I am currently reading my way through a long list of science fiction and fantasy titles. (http://www.npr.org/2011/08/07/138938145/science-fiction-and-fantasy-finalists if you are interested in the list).
Heather O'Neill dazzles with a first novel of extraordinary prescience and power, a subtly understated yet searingly effective story of a young life on the streets—and the strength, wits, and luck necessary for survival.
At thirteen, Baby vacillates between childhood comforts and adult temptation: still young enough to drag her dolls around in a vinyl suitcase yet old enough to know more than she should about urban cruelties. Motherless, she lives with her father, Jules, who takes better care of his heroin habit than he does of his daughter. Baby's gift is a genius for spinning stories and for cherishing the small crumbs of happiness that fall into her lap. But her blossoming beauty has captured the attention of a charismatic and dangerous local pimp who runs an army of sad, slavishly devoted girls—a volatile situation even the normally oblivious Jules cannot ignore. And when an escape disguised as betrayal threatens to crush Baby's spirit, she will ultimately realize that the power of salvation rests in her hands alone.

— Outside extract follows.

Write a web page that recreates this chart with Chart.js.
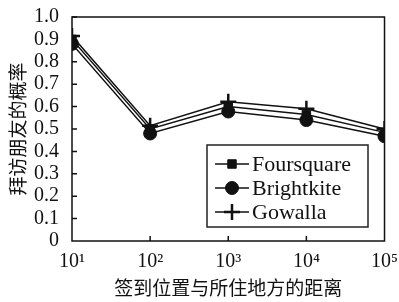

If you want to get a child to love you, then you should just go hide in the closet for three or four hours. They get down on their knees and pray for you to return. That child will turn you into God. Lonely children probably wrote the Bible.
We forget, as we get older, how vulnerable it feels to be a child. To not be in charge. Not responsible for where you live, what you eat, or where your money comes from. In fact, we tend to idealize those days, thinking wouldn’t it be wonderful to go back to the worry-free existence of a child? We forget that children have worries too, especially if they don’t have responsible adults in their lives.
This book also reminded me of lessons learned when I was old enough to go stay at friends’ houses: whatever you have grown up with is normal for you. Doesn’t matter how chaotic your own home is, you don’t realize it until you have a calmer home to compare it to (or vice versa). Your family’s regular foods will seem odd to others, your mom’s way of slicing a sandwich may even seem idiosyncratic to some. The “normal” routine may seem very exotic to those children who have no routine to speak of.
I was distinctly reminded of the memoir by Jeannette Walls, The Glass Castle, where she and her siblings just accepted the way life was with their alcoholic father and dysfunctional mother. They learned early to take care of themselves, because their parents weren’t going to do it. And let’s face it, every family has their own dysfunctions—no matter how stable, there’s some weird thing that every family does that make it “unhappy in its own way.” (Thanks, Tolstoy).
Many lovely turns of phrase, lots of laugh-out-loud moments, plus that last sentence lifted my spirits with hope!